By Uchenna Ekwo
More than 159 million voters in America (precisely, 159,633,396) who cast their ballots in the historic 2020 presidential election demonstrated again that the electorate is smarter than most scholars and pundits think.
In the groundbreaking book, The American Voter, University of Michigan’s researchers Angus Campbell, Warren E. Miller, and Donald E. Stokes maintained that most voters were remarkably unsophisticated in their thinking. Arguably, the book reshaped the world’s understanding of political behavior, but the outcome of the 2020 presidential election proved that the American electorate is very sophisticated with potential to choose wisely even amid hyper partisan manipulation of public opinion.
In defiance of the so-called coattail effect or down-ballot effect (the tendency for a popular political party leader to attract votes for other candidates of the same party in an election), the American electorate rejected incumbent Donald Trump and yet his Republican Party made gains in the House of Representatives and didn’t lose as many seats as expected in the Senate. The election outcome is a confirmation of voter sophistication.
Beyond the determination of the voters to exercise their freedom to choose, other institutions of democracy proved remarkably resilient in the face of stress. Notably, the courts, administrative agencies, law enforcement, and the media stood firm to defend the sanctity of the voice of the people and ultimately democracy.
When Trump and his supporters challenged the result of the election in courts across County, State, Federal Courts as well as the US Supreme Court, about 49 judges reached a similar verdict and tossed out all 50 cases for lack of merit. The judges, many of them among the over 150 federal judges and three Supreme Court justices appointed by Trump chose the Constitution over Trump’s attempt to overturn the will of the people.
“Voters, not lawyers, choose the president. Ballots, not briefs, decide elections,” Judge Stephanos Bibas wrote as the 3rd U.S. Circuit panel refused to stop the state from certifying its results for Democrat Joe Biden, a demand he called “breathtaking.” Another U.S. District Judge Matthew Brann, a conservative jurist and Federalist Society member had called Trump campaign’s legal case, which was argued in court by Rudy Giuliani, a “haphazard” jumble that resembled “Frankenstein’s monster.”

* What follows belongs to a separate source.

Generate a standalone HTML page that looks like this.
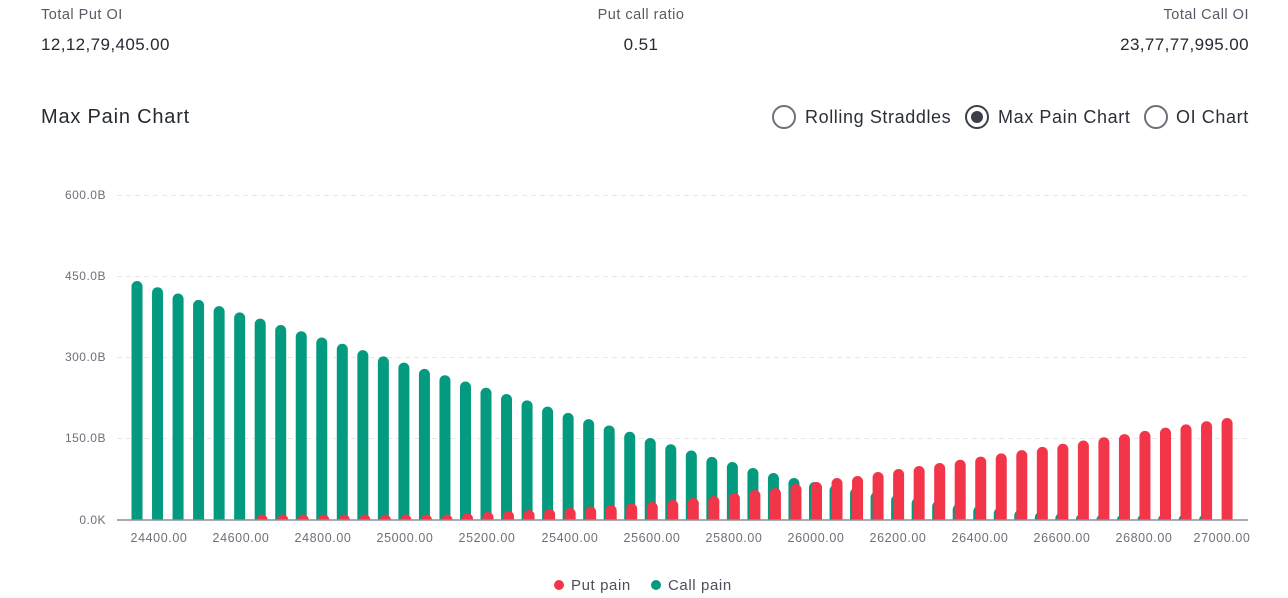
<!DOCTYPE html>
<html><head><meta charset="utf-8"><style>
body{margin:0;width:1288px;height:598px;background:#fff;font-family:"Liberation Sans",sans-serif;position:relative;overflow:hidden;color:#2b2f3a}
.a{position:absolute;white-space:nowrap}
.l{font-size:14.5px;color:#555b66;letter-spacing:0.5px}
.v{font-size:17px;color:#252a33;letter-spacing:0.4px}
.r{width:24px;height:24px;border:2px solid #6b7079;border-radius:50%;box-sizing:border-box;position:absolute}
.rt{font-size:18px;color:#2b2f3a;letter-spacing:0.6px}
</style></head><body>
<div class="a l" style="left:41px;top:7px">Total Put OI</div>
<div class="a v" style="left:41px;top:35px">12,12,79,405.00</div>
<div class="a l" style="left:541px;width:200px;text-align:center;top:7px">Put call ratio</div>
<div class="a v" style="left:541px;width:200px;text-align:center;top:35px">0.51</div>
<div class="a l" style="right:39px;top:7px">Total Call OI</div>
<div class="a v" style="right:39px;top:35px">23,77,77,995.00</div>
<div class="a" style="left:41px;top:106px;font-size:20px;color:#252a33;letter-spacing:0.8px">Max Pain Chart</div>
<div class="r" style="left:772px;top:105px"></div>
<div class="a rt" style="left:805px;top:107px">Rolling Straddles</div>
<div class="r" style="left:965px;top:105px;border-color:#3a3f4a"><div style="position:absolute;left:4px;top:4px;width:12px;height:12px;border-radius:50%;background:#3a3f4a"></div></div>
<div class="a rt" style="left:998px;top:107px">Max Pain Chart</div>
<div class="r" style="left:1144px;top:105px"></div>
<div class="a rt" style="left:1176px;top:107px">OI Chart</div>
<svg class="a" style="left:0;top:0" width="1288" height="598" id="s">
<g stroke="#e6e7ea" stroke-dasharray="5,4" stroke-width="1">
<line x1="117" x2="1248" y1="195.5" y2="195.5"/><line x1="117" x2="1248" y1="276.5" y2="276.5"/><line x1="117" x2="1248" y1="357.5" y2="357.5"/><line x1="117" x2="1248" y1="438.5" y2="438.5"/>
</g>
<g font-size="12" fill="#6b7079" text-anchor="end" font-family="Liberation Sans,sans-serif" letter-spacing="0.5">
<text x="106" y="199">600.0B</text><text x="106" y="280">450.0B</text><text x="106" y="361">300.0B</text><text x="106" y="442">150.0B</text><text x="106" y="524">0.0K</text>
</g>
<g id="bars"></g>
<line x1="117" x2="1248" y1="520" y2="520" stroke="#8a8e98" stroke-width="1.5"/>
<g font-size="12.5" fill="#6b7079" text-anchor="middle" font-family="Liberation Sans,sans-serif" letter-spacing="0.6">
<text x="159" y="542">24400.00</text><text x="241" y="542">24600.00</text><text x="323" y="542">24800.00</text><text x="405" y="542">25000.00</text><text x="487" y="542">25200.00</text><text x="570" y="542">25400.00</text><text x="652" y="542">25600.00</text><text x="734" y="542">25800.00</text><text x="816" y="542">26000.00</text><text x="898" y="542">26200.00</text><text x="980" y="542">26400.00</text><text x="1062" y="542">26600.00</text><text x="1144" y="542">26800.00</text><text x="1222" y="542">27000.00</text>
</g>
<circle cx="559" cy="585" r="5" fill="#f23548"/>
<text x="571" y="590" font-size="15" fill="#4a4f5a" font-family="Liberation Sans,sans-serif" letter-spacing="0.6">Put pain</text>
<circle cx="656" cy="585" r="5" fill="#049a7f"/>
<text x="668" y="590" font-size="15" fill="#4a4f5a" font-family="Liberation Sans,sans-serif" letter-spacing="0.6">Call pain</text>
</svg>
<script>
var g=[],r=[],i;
var gt=[63,58,52,47,42,38,35,32,28,25,22,19,16,14,12,10,8,7,6,5,4,3,2,1.5,1,0];
for(i=0;i<54;i++){g.push(i<=28?239-6.28*i:gt[i-28]);}
var rl={0:0,5:0,9:1.5,13:3,17:8,21:12,25:18,28:24,29:27,30:30,31:32,32:36,33:38,34:42,35:44,36:48,37:51,38:54,39:57,53:102};
var ks=Object.keys(rl).map(Number);
for(i=0;i<54;i++){for(var j=0;j<ks.length-1;j++){if(i>=ks[j]&&i<=ks[j+1]){var a=ks[j],b=ks[j+1];r.push(rl[a]+(rl[b]-rl[a])*(i-a)/(b-a));break;}}}
function bar(cx,h,c){if(h<=0.3)return'';var w=11,x=cx-w/2,y=520-h,rr=Math.min(5.5,h);
return '<path fill="'+c+'" d="M'+x+' 520V'+(y+rr)+'A'+rr+' '+rr+' 0 0 1 '+(x+w)+' '+(y+rr)+'V520Z"/>';}
var s='';for(i=0;i<54;i++){var cx=138+i*20.53;s+=bar(cx-1,g[i],'#049a7f');}
for(i=0;i<54;i++){var cx=138+i*20.53;s+=bar(cx+1,r[i],'#f23548');}
document.getElementById('bars').innerHTML=s;
</script>
</body></html>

As Trump exhausted all legal remedies, a remarkable twist emerged and with little public attention. Trump’s attorneys told one story to their loyal supporters — and donors — and a different one to the courts. There are no penalties for misleading the public, but there are serious penalties for misleading a judge, and the president’s lawyers know that, and have repeated almost none of the claims of grand voter fraud that the campaign spokespeople are screaming at their most zealous supporters.
At every turn, the rule of law, the Constitution, and the will of the people prevailed.
Despite threats of intimidation, violence, and death, The Electoral College affirmed Biden’s victory with 81,283,098 votes, or 51.3 percent of the votes cast and Trump’s loss with 74,222,957 votes, or 46.8 percent of the votes cast. Both figures represent historical milestones. Biden is the first U.S. presidential candidate to have won more than 80 million votes while Trump garnered the highest number of votes of any sitting US president. The Electoral College vote-306 for Biden and 232 for Trump was exactly the same margin in 2016 which Trump described as a “landslide victory” at the time.
Election workers throughout the country counted the votes diligently amid the risk of COVID-19 impact. In some states – Pennsylvania, Wisconsin, Georgia, Arizona, Michigan, and Nevada, election workers recounted the votes repeatedly following requests from the Trump campaign. All recounts reaffirmed the choice of American voters. The election results didn’t change.
For too long, politicians have engaged in deft maneuvers of drawing districts in ways that make it possible for them to choose voters instead of voters choosing their representatives. Public policies around census and allocation of resources are often skewed in favor of political leaders who ensure absolute stranglehold of voters’ freedom to choose their representatives. Democracy dies when politicians choose their voters and it perpetuates gridlock and paralysis in decision making. The efforts to overturn the US presidential election in 2020 are equal to an attempted coup d’état. Ballots and not bullets rule in a democracy.
Finally, the media played its role as the fourth estate of the realm and defended the voice of the American people. Even though Trump calls the media “enemy of the people,” journalists resisted every effort to discredit the institution that created Donald Trump in the first place. The media largely discredited the spread of falsehood and conspiracy theories about the outcome of the election.
While the controversy surrounding the election played out, citizens gained real civic lessons on the democratic process at different levels: vote counting and recounting in full glare of television cameras just like live television coverage of all state electors as the election results were ratified state by state.
In all, it’s safe to say that the 2020 presidential elections provided a laboratory to test the guardrails of American democracy. Happily, almost all democratic institutions in the United States held very strongly to defend the votes of the smart American voter who demonstrated the ability to separate the wheat from the chaff, even in the face of the worst public health crisis in a generation.